Publié le 27 septembre 2023
ENVIRONNEMENT
Normes antipollution : nouvelle attaque contre le Pacte vert européen
La lutte contre la pollution de l'air attendra... Les pays de l'UE se sont accordés sur les contours de la nouvelle norme Euro 7 qui fixent des limites de pollution aux véhicules. Mais face à la levée de boucliers des constructeurs automobiles, acculés par la fin des véhicules thermiques, les ministres ont cédé.

@iStock
C’est encore un coup de canif dans le Pacte vert, ce paquet de législations qui doit amener l’Union européenne vers la neutralité carbone en 2050. Lundi 25 septembre, les pays de l’UE ont adopté une version édulcorée de la norme Euro 7, qui encadre les émissions de CO2 et les rejets de particules des véhicules. La version initiale, proposée par la Commission européenne, entendait réduire significativement les émissions d’oxyde d’azote (NOx) et de particules fines alors que la pollution de l’air est responsable d’au moins 230 000 morts chaque année dans l’UE.
Mais, sous l’impulsion notamment de la France et de l’Italie, c’est finalement la compétitivité qui l’a emportée. Les constructeurs automobiles étaient en effet vent debout contre ces nouvelles contraintes. Ils craignaient que ces celles-ci ne renchérissent le prix des véhicules et qu’elles n’entravent leurs capacités d’investissement dans l’électrique. Ils refusent en outre d’investir dans des modèles qui ne seront plus commercialisés à partir de 2035, date à partir de laquelle les constructeurs automobiles ne pourront plus mettre sur le marché que des voitures et véhicules utilitaires légers "zéro émission".
"Lobbying acharné"
"La position des États membres constitue une amélioration par rapport à la proposition Euro 7 de la Commission européenne – qui était totalement disproportionnée, entraînant des coûts élevés pour l’industrie et les clients, avec des avantages environnementaux limités", a réagi la directrice générale de l’ACEA (Association des constructeurs européens d’automobiles), Sigrid de Vries. "Notre industrie est pleinement engagée dans la lutte contre la pollution de l'air et le changement climatique", a-t-elle ajouté.
"C’est l’œuvre du lobbying acharné des constructeurs automobiles directement auprès du ministère de l’industrie. Triste nouvelle pour nos poumons !", dénonce Tony Renucci, directeur général de l’association Respire. "Les véhicules thermiques vendus jusqu’en 2035 vont rester en circulation pendant très longtemps", pointe également le ministre délégué irlandais Dara Calleary. Il met en garde sur le fait que "le marché européen risque de se retrouver à la traîne par rapport à la Chine, aux États-Unis et au Canada, où les normes sont plus élevées."

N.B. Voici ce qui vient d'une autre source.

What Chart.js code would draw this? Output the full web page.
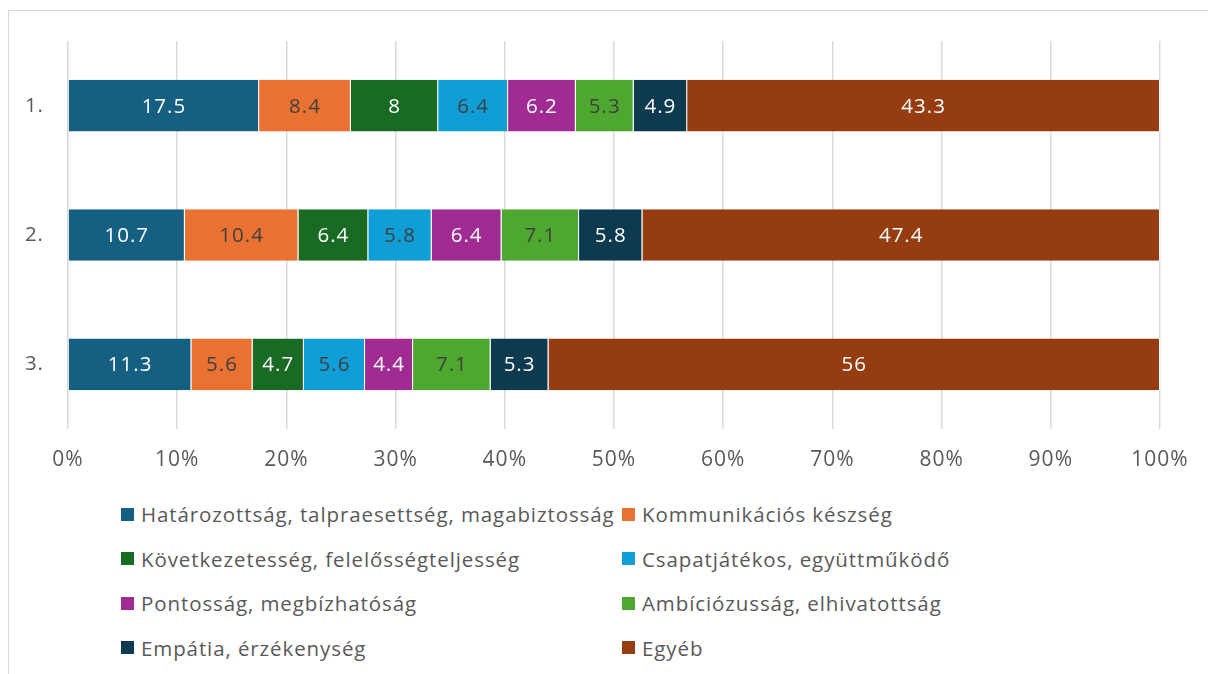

Le texte, qui doit encore être approuvé par le Parlement européen, présente toutefois quelques avancées. S'il conserve les mêmes conditions d’essai et les limites d’émissions existantes (telles qu’établies dans Euro 6), il acte un abaissement des seuils d’émission pour les poids lourds. Il introduit aussi pour la première fois des limites à l’émission de particules provoquée par l’usure des freins et des pneus. Les microparticules issues du trafic routier auraient le même impact sur les océans que les microparticules charriées par les rivières, selon une étude publiée en 2020 dans la revue Nature Communications.
37 textes encore en négociation
Ces derniers mois, le Pacte vert ne cesse d’être attaqué. L'Allemagne avait choqué en mettant son veto sur la fin des véhicules thermiques en 2035 à la dernière minute, alors que les discussions étaient officiellement closes. Puis, la France avait bloqué l'adoption de la directive sur les énergies renouvelables dans laquelle elle voulait une reconnaissance du rôle du nucléaire en tant qu'énergie décarbonée dans la transition. Plus récemment, des parlementaires de droite et d’extrême-droite avaient tenté de bloquer le texte sur la restauration de la nature, finalement sauvé in extremis.
À ce jour, le Pacte vert reste inachevé avec 37 textes encore en négociations, dont ceux, très disputés, sur la restauration de la nature, dont l'adoption définitive est attendue d'ici la fin de l'année, et sur l'encadrement des pesticides. Dans ce contexte, Ursula von der Leyen, la présidente de la Commission européenne, a annoncé sa volonté de "garder le cap" et "rester ambitieux", lors de son discours sur l'état de l'Union, le 13 septembre dernier. La véritable épreuve pour la survie du Pacte vert seront les élections européennes de juin 2024.